» Task instructions
Whenever a line contains the string "this", copy it out of the entries.

» Available records
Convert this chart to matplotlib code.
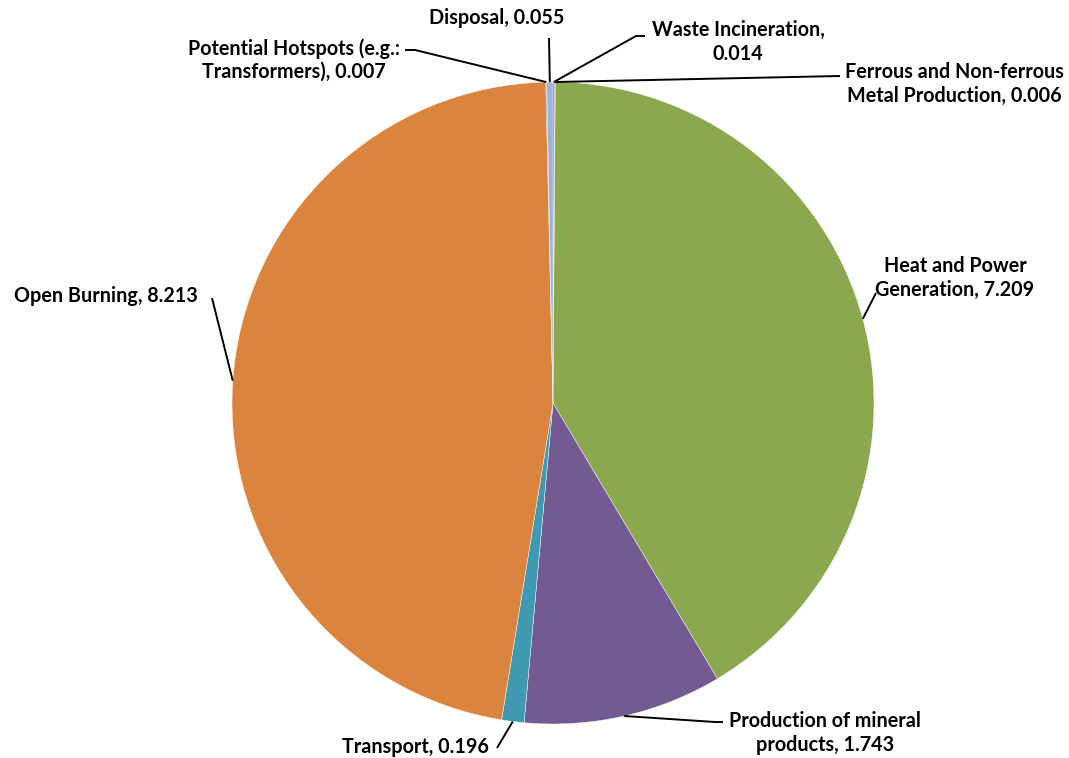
import numpy as np
import matplotlib.pyplot as plt

# emission sources, clockwise from 12 o'clock
sources = ["Waste Incineration", "Ferrous and Non-ferrous Metal Production",
           "Heat and Power Generation", "Production of mineral products",
           "Transport", "Open Burning", "Potential Hotspots (e.g.: Transformers)",
           "Disposal"]
values = [0.014, 0.006, 7.209, 1.743, 0.196, 8.213, 0.007, 0.055]
colors = ["#4F81BD", "#C0504D", "#8BA84F", "#735A92", "#3F9AB1", "#DB843D",
          "#2C4D75", "#9BB4D9"]

# label text as drawn (line breaks included)
label_text = [
    "Waste Incineration,\n0.014",
    "Ferrous and Non-ferrous\nMetal Production, 0.006",
    "Heat and Power\nGeneration, 7.209",
    "Production of mineral\nproducts, 1.743",
    "Transport, 0.196",
    "Open Burning, 8.213",
    "Potential Hotspots (e.g.:\nTransformers), 0.007",
    "Disposal, 0.055",
]

W, H = 1069, 758
cx, cy, R = 553, 403, 321

# label placement in pixels: (text x, text y, ha, leader elbow points)
layout = [
    (738, 42, "center", [(645, 36), (636, 36)]),
    (954, 84, "center", [(840, 76)]),
    (955, 278, "center", [(876, 293)]),
    (825, 733, "center", [(723, 722), (715, 722)]),
    (489, 747, "right", [(497, 748)]),
    (198, 296, "right", [(212, 298)]),
    (294, 60, "center", [(405, 50), (415, 50)]),
    (497, 18, "center", [(549, 38)]),
]

plt.rcParams["font.family"] = ["Lato", "DejaVu Sans"]

fig = plt.figure(figsize=(W / 100, H / 100), dpi=100)
ax = fig.add_axes([0, 0, 1, 1])


def Y(y):
    return H - y


ax.pie(values, colors=colors, startangle=90, counterclock=False,
       center=(cx, Y(cy)), radius=R, frame=True,
       wedgeprops=dict(edgecolor="white", linewidth=0.3))
ax.set_xlim(0, W)
ax.set_ylim(0, H)
ax.set_aspect("equal")
ax.axis("off")

total = sum(values)
cum = np.cumsum([0] + values)
for i, (txt, (tx, ty, ha, elbow)) in enumerate(zip(label_text, layout)):
    mid = (cum[i] + cum[i + 1]) / 2
    theta = np.deg2rad(90 - 360 * mid / total)
    ex = cx + R * np.cos(theta)
    ey = cy - R * np.sin(theta)
    pts = [(ex, ey)] + elbow[::-1]
    ax.plot([p[0] for p in pts], [Y(p[1]) for p in pts], color="black",
            lw=1.4, solid_capstyle="butt", zorder=5)
    ax.text(tx, Y(ty), txt, ha=ha, va="center", fontsize=14.2,
            fontweight="bold", linespacing=1.2, color="black")

fig.savefig("out.png", dpi=100)
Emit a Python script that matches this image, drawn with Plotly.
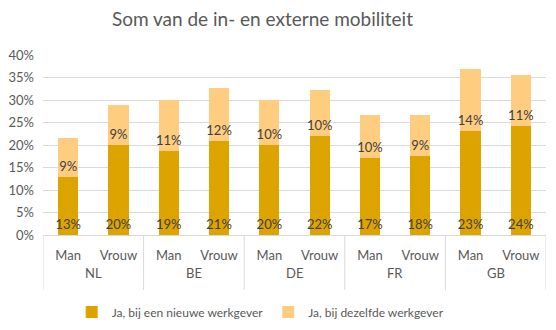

» Complete output
Convert this chart to matplotlib code.
Emit a Python script that matches this image, drawn with Plotly.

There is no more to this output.